Qu’est-ce que l’acier ?
L’acier n’est pas un métal que l’on trouve tel quel dans la nature. Il s’agit d’un alliage, principalement composé de fer et d’une faible proportion de carbone (généralement entre 0,02 % et 2,1 %). À ces deux éléments de base peuvent s’ajouter d’autres métaux, comme le manganèse, le chrome ou le nickel, afin de lui conférer des propriétés spécifiques : une plus grande résistance à la corrosion, une meilleure élasticité ou une dureté accrue.
Sa production suit majoritairement deux grandes voies industrielles. La première, dite « intégrée », utilise un haut-fourneau et un convertisseur à oxygène pour transformer du minerai de fer et du charbon en acier liquide. La seconde, la filière électrique, repose sur un four à arc électrique qui fait fondre des ferrailles d’acier recyclées. Ces procédés permettent de fabriquer une vaste gamme de produits, classés en « produits plats » (comme les bobines et les tôles pour l’automobile ou l’électroménager), en « produits longs » (tels que les poutrelles et les rails pour la construction) et en aciers spéciaux ou inoxydables pour des applications plus exigeantes.

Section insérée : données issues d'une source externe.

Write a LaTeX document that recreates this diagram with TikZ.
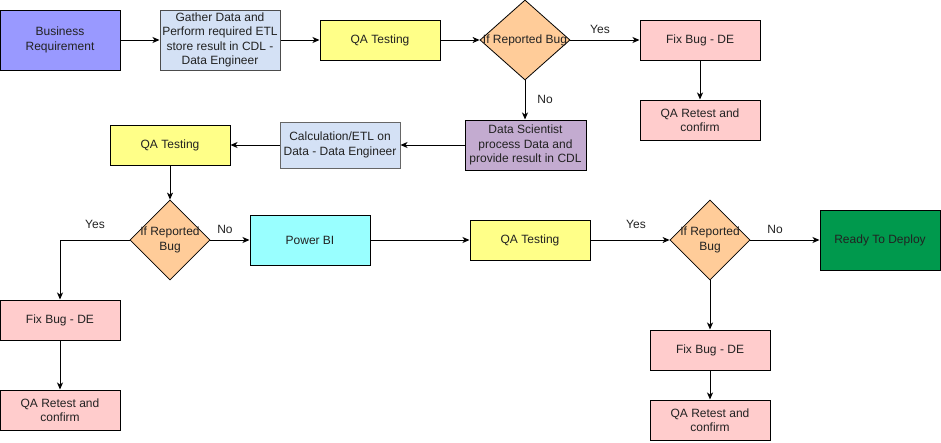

Dans quelles industries est utilisé l’acier ?
La place centrale de l’acier dans l’économie s’explique par son champ d’application extraordinairement large, fruit d’un compromis coût-performance et d’une recyclabilité quasi-infinie. Le secteur de la construction et des infrastructures est le plus grand consommateur, utilisant des barres et des profilés pour les bâtiments et les ponts.
L’industrie des transports en est également très dépendante, que ce soit pour les carrosseries et les châssis automobiles, les rails de chemin de fer ou la construction navale. Il est tout aussi essentiel à la fabrication des biens d’équipement (machines-outils, moteurs) et de l’électroménager. Enfin, le secteur de l’énergie l’utilise pour les tours d’éoliennes et les pipelines, tandis que l’industrie de l’emballage en fait des boîtes de conserve grâce à l’acier étamé.
Lieux et coûts de production de l’acier
La géographie de la production d’acier est aujourd’hui largement dominée par l’Asie. En 2024, la Chine (qui importe massivement du fer) a produit à elle seule environ 1 005 millions de tonnes, loin devant l’Inde (149 Mt) et le Japon (84 Mt). À titre de comparaison, l’Union européenne a produit environ 130 millions de tonnes sur la même période, dont 10,8 millions pour la France. La filière intégrée (haut-fourneau) reste majoritaire dans le monde, représentant environ 70 % de la production, le reste provenant de la filière de recyclage (four électrique).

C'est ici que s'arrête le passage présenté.